Os números se sucedem, numa espécie de roleta da sorte, de bingo televisivo, e só mesmo Gugu Liberato para dar confiabilidade e didatismo a esse programa. Aliás, agora entendo por que se chama "segunda-feira"; é porque rivaliza com o "Domingão do Faustão".
Parece-me óbvio que nem Lula pode prometer 10 milhões nem Serra prometer 8 milhões, se nada se sabe sobre o futuro da taxa de juros, dos preços do petróleo, da economia norte-americana, da política no Iraque.
Mas o intrigante é que Serra se apresente como mais "confiável" ao falar em 8 milhões, só porque Lula falou em 10 milhões. Será possível que, comparando as duas candidaturas com base nesses números apenas, alguém conclua que a dos oito é melhor que a dos dez? Será que, como no velho lema da arquitetura modernista, "less is more", "menos é mais"? O sensato seria duvidar de ambas.
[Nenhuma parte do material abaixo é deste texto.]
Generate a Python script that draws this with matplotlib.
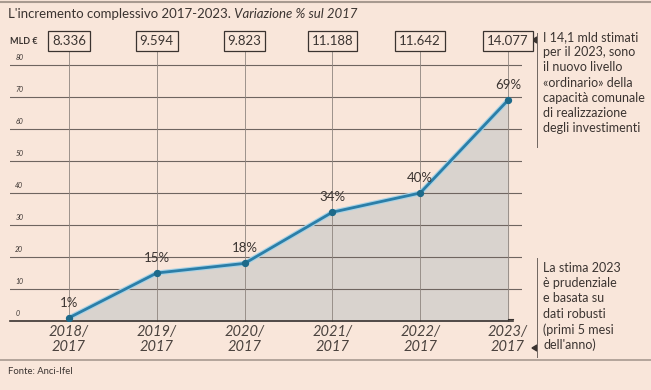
import matplotlib
matplotlib.use("Agg")
import matplotlib.pyplot as plt
import matplotlib.patheffects as pe
from matplotlib.text import Annotation

plt.rcParams['font.family'] = ['Lato', 'DejaVu Sans']

categories = ["2018/\n2017", "2019/\n2017", "2020/\n2017", "2021/\n2017", "2022/\n2017", "2023/\n2017"]
values = [1, 15, 18, 34, 40, 69]
value_labels = ["1%", "15%", "18%", "34%", "40%", "69%"]
billions = ["8.336", "9.594", "9.823", "11.188", "11.642", "14.077"]
yticks = [0, 10, 20, 30, 40, 50, 60, 70, 80]

W, H = 651, 390
BG = "#f9e6da"
TXT = "#3b3431"
GRID = "#6f6560"

fig = plt.figure(figsize=(W / 100, H / 100), dpi=100, facecolor=BG)

# pixel geometry
x0_px, x5_px = 69, 508
ax_left_px, ax_right_px = 10, 522
y0_px, ytop_px = 321, 50  # from top
unit_x = (x5_px - x0_px) / 5
xmin = (ax_left_px - x0_px) / unit_x
xmax = (ax_right_px - x0_px) / unit_x
px_per_y = (321 - 65) / 80
ymax = (y0_px - ytop_px) / px_per_y

ax = fig.add_axes([ax_left_px / W, (H - y0_px) / H, (ax_right_px - ax_left_px) / W, (y0_px - ytop_px) / H])
ax.set_facecolor(BG)
ax.set_xlim(xmin, xmax)
ax.set_ylim(0, ymax)
for s in ax.spines.values():
    s.set_visible(False)
ax.set_xticks([])
ax.set_yticks([])

xs = list(range(len(values)))
ax.fill_between(xs, values, 0, color="#d9d3ce", zorder=1)

# horizontal grid lines
for t in yticks[1:]:
    ax.plot([xmin, xmax], [t, t], color=GRID, lw=0.8, zorder=2)
for t in yticks:
    ax.text(xmin + 0.06, t + 1.2, str(t), fontsize=5, style="italic", color=TXT, ha="left", va="bottom", zorder=3)
# baseline
ax.plot([xmin, xs[-1] + 0.06], [0, 0], color="#3a3330", lw=1.2, zorder=4, clip_on=False)

# vertical lines
for x in xs:
    ax.plot([x, x], [0, ymax], color="#8e857f", lw=0.6, zorder=2, clip_on=False)
ax.plot([xs[-1], xs[-1] + 0.06], [0.6, 0.6], color="#3a3330", lw=0.8, zorder=4)

# data line
ax.plot(xs, values, color="#2b7ea8", lw=2.0, zorder=5, solid_capstyle="round",
        path_effects=[pe.Stroke(linewidth=3.6, foreground="#a9d3e6"), pe.Normal()])
ax.scatter(xs, values, s=18, color="#1d6a8a", zorder=6)

for x, v, lab in zip(xs, values, value_labels):
    ax.text(x, v + 2.8, lab, fontsize=9.5, color=TXT, ha="center", va="bottom", zorder=7)

# x labels
for x, c in zip(xs, categories):
    fig.text((x0_px + x * unit_x) / W, 1 - 325 / H, c, fontsize=10.5, style="italic", color="#4a423e",
             ha="center", va="top", linespacing=1.05)

# boxes with billions
for x, b in zip(xs, billions):
    fig.text((x0_px + x * unit_x) / W, 1 - 41 / H, b, fontsize=9.5, color=TXT, ha="center", va="center",
             bbox=dict(boxstyle="square,pad=0.3", facecolor=BG, edgecolor="#3a3330", lw=0.9))
fig.text(10 / W, 1 - 41 / H, "MLD €", fontsize=6.5, fontweight="bold", color=TXT, ha="left", va="center")

# title
t1 = fig.text(8 / W, 1 - 18 / H, "L'incremento complessivo 2017-2023.", fontsize=9.5, color=TXT,
              ha="left", va="baseline")
fig.add_artist(Annotation(" Variazione % sul 2017", xy=(1, 0), xycoords=t1, fontsize=9.5, style="italic",
                          color=TXT, ha="left", va="bottom"))

# top and bottom rules
fig.add_artist(plt.Line2D([0, 1], [1 - 1.5 / H, 1 - 1.5 / H], color="#a89a90", lw=1.5))
fig.add_artist(plt.Line2D([0, 1], [1 - 360 / H, 1 - 360 / H], color="#a89a90", lw=1.2))
fig.text(8 / W, 1 - 372 / H, "Fonte: Anci-Ifel", fontsize=6.8, color=TXT, ha="left", va="center")

# right annotations
fig.add_artist(plt.Line2D([537 / W, 537 / W], [1 - 33 / H, 1 - 147 / H], color="#6f6560", lw=0.7))
fig.add_artist(plt.Line2D([537 / W, 537 / W], [1 - 258 / H, 1 - 357 / H], color="#6f6560", lw=0.7))
fig.add_artist(plt.Polygon([[532 / W, 1 - 40 / H], [537 / W, 1 - 37 / H], [537 / W, 1 - 43 / H]],
                           closed=True, color="#3a3330"))
fig.add_artist(plt.Polygon([[532 / W, 1 - 348 / H], [537 / W, 1 - 345 / H], [537 / W, 1 - 351 / H]],
                           closed=True, color="#3a3330"))

fig.text(543 / W, 1 - 31 / H,
         "I 14,1 mld stimati\nper il 2023, sono\nil nuovo livello\n«ordinario» della\ncapacità comunale\ndi realizzazione\ndegli investimenti",
         fontsize=9, color=TXT, ha="left", va="top", linespacing=1.32)
fig.text(543 / W, 1 - 262 / H,
         "La stima 2023\nè prudenziale\ne basata su\ndati robusti\n(primi 5 mesi\ndell'anno)",
         fontsize=9, color=TXT, ha="left", va="top", linespacing=1.32)

fig.savefig("out.png", dpi=100, facecolor=BG)
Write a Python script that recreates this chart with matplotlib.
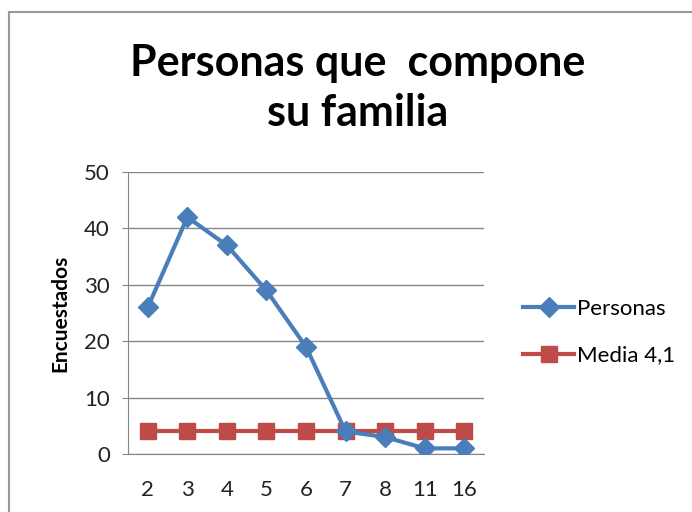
import matplotlib.pyplot as plt
from matplotlib.lines import Line2D

# Data
categorias = ["2", "3", "4", "5", "6", "7", "8", "11", "16"]
personas = [26, 42, 37, 29, 19, 4, 3, 1, 1]
media = [4.1] * len(categorias)

plt.rcParams["font.family"] = ["Lato", "DejaVu Sans"]

fig = plt.figure(figsize=(6.92, 5.12), dpi=100)
ax = fig.add_axes([128 / 692, 58 / 512, 356 / 692, 282 / 512])

x = range(len(categorias))
ax.plot(x, personas, color="#4A7EBB", linewidth=3, marker="D", markersize=10,
        label="Personas", zorder=3)
ax.plot(x, media, color="#BE4B48", linewidth=3, marker="s", markersize=12,
        label="Media 4,1", zorder=2)

ax.set_xlim(-0.5, len(categorias) - 0.5)
ax.set_ylim(0, 50)
ax.set_yticks(range(0, 51, 10))
ax.set_xticks(list(x))
ax.set_xticklabels(categorias)
ax.tick_params(axis="x", length=0, labelsize=16, pad=19, colors="#222222")
ax.tick_params(axis="y", length=4, labelsize=16, pad=9, colors="#222222",
               color="#868686")
ax.grid(axis="y", color="#868686", linewidth=1)
ax.set_axisbelow(True)
for side in ["top", "right"]:
    ax.spines[side].set_visible(False)
for side in ["left", "bottom"]:
    ax.spines[side].set_color("#868686")
ax.set_ylabel("Encuestados", fontsize=15, fontweight="bold", labelpad=10)

fig.text(358 / 692, 1 - 88 / 512, "Personas que  compone\nsu familia",
         ha="center", va="center", multialignment="center",
         fontsize=31, fontweight="bold", linespacing=1.3)

fig.legend(loc="center left", bbox_to_anchor=(503 / 692, 1 - 332 / 512),
           frameon=False, fontsize=16, handlelength=2.3, handletextpad=0.15,
           labelspacing=1.2)

# outer chart border (top and left visible)
fig.add_artist(Line2D([9 / 692, 1], [1 - 12 / 512, 1 - 12 / 512],
                      transform=fig.transFigure, color="#999999", linewidth=1.5))
fig.add_artist(Line2D([9 / 692, 9 / 692], [0, 1 - 12 / 512],
                      transform=fig.transFigure, color="#999999", linewidth=1.5))

fig.savefig("out.png", dpi=100)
Mas a idéia dos marqueteiros de Serra faz sentido. Quando se fala em oito, e não em dez, e se insiste na diferença para menos da promessa serrista, o que se quer sugerir é simplesmente o seguinte: Serra hoje está em segundo lugar nas pesquisas, Serra tem menos intenções de voto do que Lula, mas é Serra quem vai ganhar: os oito de Serra são reais, os dez de Lula nem tanto.
É assim que a propaganda eleitoral do candidato tucano festeja a conquista da segunda colocação nas pesquisas, mas não se esquece, com total e astuta honestidade, de mostrar que Lula está em primeiro, lá em cima.
Óbvio: pois enquanto o PT estiver bem nas pesquisas, mais o papel de Serra se justifica como o do candidato capaz de derrotar tamanha ameaça.
É nesse sentido que a estratégia do "Lula light" e do "Lulinha paz e amor" vinha sendo conveniente, até agora, também para Serra. Divulgou-se aliás que o próprio Fernando Henrique, num segundo turno entre Lula e Ciro Gomes, apoiaria o petista. Isso mais demonizava Ciro do que santificava Lula.
Abre-se agora um novo round, que tudo indica bem mais sangrento, na disputa eleitoral. Foram até que leves os golpes sofridos por Roseana e Ciro; é de prever ataques mais duros contra Lula. Não é fácil ganhar de oito a dez.